§ Task to carry out: It is required that all of the data be written out exactly.

§ Record excerpts:
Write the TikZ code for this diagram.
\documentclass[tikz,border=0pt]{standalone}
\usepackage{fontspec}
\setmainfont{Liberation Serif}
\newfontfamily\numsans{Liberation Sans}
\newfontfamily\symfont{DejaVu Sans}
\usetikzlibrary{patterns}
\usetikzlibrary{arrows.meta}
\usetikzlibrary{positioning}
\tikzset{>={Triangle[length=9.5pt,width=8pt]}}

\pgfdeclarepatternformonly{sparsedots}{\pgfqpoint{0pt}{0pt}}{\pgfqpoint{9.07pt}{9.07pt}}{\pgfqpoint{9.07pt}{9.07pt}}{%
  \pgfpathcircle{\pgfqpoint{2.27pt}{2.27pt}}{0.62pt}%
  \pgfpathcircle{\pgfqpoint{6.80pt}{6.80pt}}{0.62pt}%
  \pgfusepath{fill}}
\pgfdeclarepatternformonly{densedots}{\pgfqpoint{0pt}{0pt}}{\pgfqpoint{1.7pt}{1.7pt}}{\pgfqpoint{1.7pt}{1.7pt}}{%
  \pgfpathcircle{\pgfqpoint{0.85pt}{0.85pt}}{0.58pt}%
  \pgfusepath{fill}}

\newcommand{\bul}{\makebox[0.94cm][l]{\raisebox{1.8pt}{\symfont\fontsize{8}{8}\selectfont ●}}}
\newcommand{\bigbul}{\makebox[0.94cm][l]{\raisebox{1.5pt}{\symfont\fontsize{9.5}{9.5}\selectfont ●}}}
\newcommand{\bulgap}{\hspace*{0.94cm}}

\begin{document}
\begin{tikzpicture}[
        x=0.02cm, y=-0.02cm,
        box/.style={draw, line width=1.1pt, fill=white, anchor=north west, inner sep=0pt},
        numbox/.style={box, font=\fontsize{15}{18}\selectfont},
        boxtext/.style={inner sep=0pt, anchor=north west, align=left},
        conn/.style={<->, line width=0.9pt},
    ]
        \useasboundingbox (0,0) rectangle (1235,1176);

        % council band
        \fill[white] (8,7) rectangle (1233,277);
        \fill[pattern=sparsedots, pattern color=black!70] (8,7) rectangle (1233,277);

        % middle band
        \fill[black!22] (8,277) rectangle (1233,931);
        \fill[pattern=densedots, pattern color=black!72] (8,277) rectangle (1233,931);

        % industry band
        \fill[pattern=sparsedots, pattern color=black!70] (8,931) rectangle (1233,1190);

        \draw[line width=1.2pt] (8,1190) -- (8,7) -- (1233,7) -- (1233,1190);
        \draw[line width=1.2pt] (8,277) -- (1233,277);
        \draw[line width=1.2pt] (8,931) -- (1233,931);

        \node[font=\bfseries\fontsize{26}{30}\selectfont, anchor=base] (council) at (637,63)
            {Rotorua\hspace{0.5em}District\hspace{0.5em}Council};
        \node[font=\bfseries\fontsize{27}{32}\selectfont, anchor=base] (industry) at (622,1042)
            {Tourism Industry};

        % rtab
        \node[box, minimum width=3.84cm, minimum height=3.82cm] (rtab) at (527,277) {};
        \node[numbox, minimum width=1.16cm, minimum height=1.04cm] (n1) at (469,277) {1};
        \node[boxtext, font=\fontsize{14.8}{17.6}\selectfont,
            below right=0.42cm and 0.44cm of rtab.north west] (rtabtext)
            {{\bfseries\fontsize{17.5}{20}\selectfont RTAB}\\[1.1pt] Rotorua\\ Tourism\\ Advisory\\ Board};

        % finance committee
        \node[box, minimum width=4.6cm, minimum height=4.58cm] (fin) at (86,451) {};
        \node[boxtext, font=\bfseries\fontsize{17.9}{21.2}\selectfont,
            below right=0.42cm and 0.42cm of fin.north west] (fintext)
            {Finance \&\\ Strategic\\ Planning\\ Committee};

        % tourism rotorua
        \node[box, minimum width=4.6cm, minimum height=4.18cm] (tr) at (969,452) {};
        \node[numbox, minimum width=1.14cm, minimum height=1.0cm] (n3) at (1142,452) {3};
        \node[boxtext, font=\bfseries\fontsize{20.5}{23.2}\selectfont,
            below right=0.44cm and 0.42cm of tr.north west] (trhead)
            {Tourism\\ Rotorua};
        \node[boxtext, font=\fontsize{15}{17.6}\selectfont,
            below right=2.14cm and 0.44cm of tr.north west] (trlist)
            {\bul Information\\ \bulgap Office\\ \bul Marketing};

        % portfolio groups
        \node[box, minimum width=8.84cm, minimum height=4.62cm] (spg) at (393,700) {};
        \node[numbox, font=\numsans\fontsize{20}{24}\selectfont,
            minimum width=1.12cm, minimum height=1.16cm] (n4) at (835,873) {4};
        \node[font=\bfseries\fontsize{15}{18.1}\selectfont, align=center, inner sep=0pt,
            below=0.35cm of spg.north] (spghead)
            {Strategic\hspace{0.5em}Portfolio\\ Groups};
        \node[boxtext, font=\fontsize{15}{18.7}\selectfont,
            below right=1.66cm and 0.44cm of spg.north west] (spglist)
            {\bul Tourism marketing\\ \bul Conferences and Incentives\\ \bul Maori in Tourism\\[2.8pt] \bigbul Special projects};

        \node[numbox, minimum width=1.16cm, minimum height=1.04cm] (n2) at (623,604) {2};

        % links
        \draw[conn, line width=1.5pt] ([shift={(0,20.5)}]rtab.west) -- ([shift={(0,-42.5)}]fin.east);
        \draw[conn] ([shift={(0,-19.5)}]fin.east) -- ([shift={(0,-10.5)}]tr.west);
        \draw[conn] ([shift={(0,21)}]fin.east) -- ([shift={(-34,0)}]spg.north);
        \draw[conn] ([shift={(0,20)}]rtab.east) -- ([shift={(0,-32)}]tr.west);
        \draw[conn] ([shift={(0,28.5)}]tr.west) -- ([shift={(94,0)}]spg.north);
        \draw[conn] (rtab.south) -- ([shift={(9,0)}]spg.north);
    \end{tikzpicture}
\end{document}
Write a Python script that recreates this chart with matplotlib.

§ Output of the task:
Write the TikZ code for this diagram.
\documentclass[tikz,border=0pt]{standalone}
\usepackage{fontspec}
\setmainfont{Liberation Serif}
\newfontfamily\numsans{Liberation Sans}
\newfontfamily\symfont{DejaVu Sans}
\usetikzlibrary{patterns}
\usetikzlibrary{arrows.meta}
\usetikzlibrary{positioning}
\tikzset{>={Triangle[length=9.5pt,width=8pt]}}

\pgfdeclarepatternformonly{sparsedots}{\pgfqpoint{0pt}{0pt}}{\pgfqpoint{9.07pt}{9.07pt}}{\pgfqpoint{9.07pt}{9.07pt}}{%
  \pgfpathcircle{\pgfqpoint{2.27pt}{2.27pt}}{0.62pt}%
  \pgfpathcircle{\pgfqpoint{6.80pt}{6.80pt}}{0.62pt}%
  \pgfusepath{fill}}
\pgfdeclarepatternformonly{densedots}{\pgfqpoint{0pt}{0pt}}{\pgfqpoint{1.7pt}{1.7pt}}{\pgfqpoint{1.7pt}{1.7pt}}{%
  \pgfpathcircle{\pgfqpoint{0.85pt}{0.85pt}}{0.58pt}%
  \pgfusepath{fill}}

\newcommand{\bul}{\makebox[0.94cm][l]{\raisebox{1.8pt}{\symfont\fontsize{8}{8}\selectfont ●}}}
\newcommand{\bigbul}{\makebox[0.94cm][l]{\raisebox{1.5pt}{\symfont\fontsize{9.5}{9.5}\selectfont ●}}}
\newcommand{\bulgap}{\hspace*{0.94cm}}

\begin{document}
\begin{tikzpicture}[
        x=0.02cm, y=-0.02cm,
        box/.style={draw, line width=1.1pt, fill=white, anchor=north west, inner sep=0pt},
        numbox/.style={box, font=\fontsize{15}{18}\selectfont},
        boxtext/.style={inner sep=0pt, anchor=north west, align=left},
        conn/.style={<->, line width=0.9pt},
    ]
        \useasboundingbox (0,0) rectangle (1235,1176);

        % council band
        \fill[white] (8,7) rectangle (1233,277);
        \fill[pattern=sparsedots, pattern color=black!70] (8,7) rectangle (1233,277);

        % middle band
        \fill[black!22] (8,277) rectangle (1233,931);
        \fill[pattern=densedots, pattern color=black!72] (8,277) rectangle (1233,931);

        % industry band
        \fill[pattern=sparsedots, pattern color=black!70] (8,931) rectangle (1233,1190);

        \draw[line width=1.2pt] (8,1190) -- (8,7) -- (1233,7) -- (1233,1190);
        \draw[line width=1.2pt] (8,277) -- (1233,277);
        \draw[line width=1.2pt] (8,931) -- (1233,931);

        \node[font=\bfseries\fontsize{26}{30}\selectfont, anchor=base] (council) at (637,63)
            {Rotorua\hspace{0.5em}District\hspace{0.5em}Council};
        \node[font=\bfseries\fontsize{27}{32}\selectfont, anchor=base] (industry) at (622,1042)
            {Tourism Industry};

        % rtab
        \node[box, minimum width=3.84cm, minimum height=3.82cm] (rtab) at (527,277) {};
        \node[numbox, minimum width=1.16cm, minimum height=1.04cm] (n1) at (469,277) {1};
        \node[boxtext, font=\fontsize{14.8}{17.6}\selectfont,
            below right=0.42cm and 0.44cm of rtab.north west] (rtabtext)
            {{\bfseries\fontsize{17.5}{20}\selectfont RTAB}\\[1.1pt] Rotorua\\ Tourism\\ Advisory\\ Board};

        % finance committee
        \node[box, minimum width=4.6cm, minimum height=4.58cm] (fin) at (86,451) {};
        \node[boxtext, font=\bfseries\fontsize{17.9}{21.2}\selectfont,
            below right=0.42cm and 0.42cm of fin.north west] (fintext)
            {Finance \&\\ Strategic\\ Planning\\ Committee};

        % tourism rotorua
        \node[box, minimum width=4.6cm, minimum height=4.18cm] (tr) at (969,452) {};
        \node[numbox, minimum width=1.14cm, minimum height=1.0cm] (n3) at (1142,452) {3};
        \node[boxtext, font=\bfseries\fontsize{20.5}{23.2}\selectfont,
            below right=0.44cm and 0.42cm of tr.north west] (trhead)
            {Tourism\\ Rotorua};
        \node[boxtext, font=\fontsize{15}{17.6}\selectfont,
            below right=2.14cm and 0.44cm of tr.north west] (trlist)
            {\bul Information\\ \bulgap Office\\ \bul Marketing};

        % portfolio groups
        \node[box, minimum width=8.84cm, minimum height=4.62cm] (spg) at (393,700) {};
        \node[numbox, font=\numsans\fontsize{20}{24}\selectfont,
            minimum width=1.12cm, minimum height=1.16cm] (n4) at (835,873) {4};
        \node[font=\bfseries\fontsize{15}{18.1}\selectfont, align=center, inner sep=0pt,
            below=0.35cm of spg.north] (spghead)
            {Strategic\hspace{0.5em}Portfolio\\ Groups};
        \node[boxtext, font=\fontsize{15}{18.7}\selectfont,
            below right=1.66cm and 0.44cm of spg.north west] (spglist)
            {\bul Tourism marketing\\ \bul Conferences and Incentives\\ \bul Maori in Tourism\\[2.8pt] \bigbul Special projects};

        \node[numbox, minimum width=1.16cm, minimum height=1.04cm] (n2) at (623,604) {2};

        % links
        \draw[conn, line width=1.5pt] ([shift={(0,20.5)}]rtab.west) -- ([shift={(0,-42.5)}]fin.east);
        \draw[conn] ([shift={(0,-19.5)}]fin.east) -- ([shift={(0,-10.5)}]tr.west);
        \draw[conn] ([shift={(0,21)}]fin.east) -- ([shift={(-34,0)}]spg.north);
        \draw[conn] ([shift={(0,20)}]rtab.east) -- ([shift={(0,-32)}]tr.west);
        \draw[conn] ([shift={(0,28.5)}]tr.west) -- ([shift={(94,0)}]spg.north);
        \draw[conn] (rtab.south) -- ([shift={(9,0)}]spg.north);
    \end{tikzpicture}
\end{document}
Write a Python script that recreates this chart with matplotlib.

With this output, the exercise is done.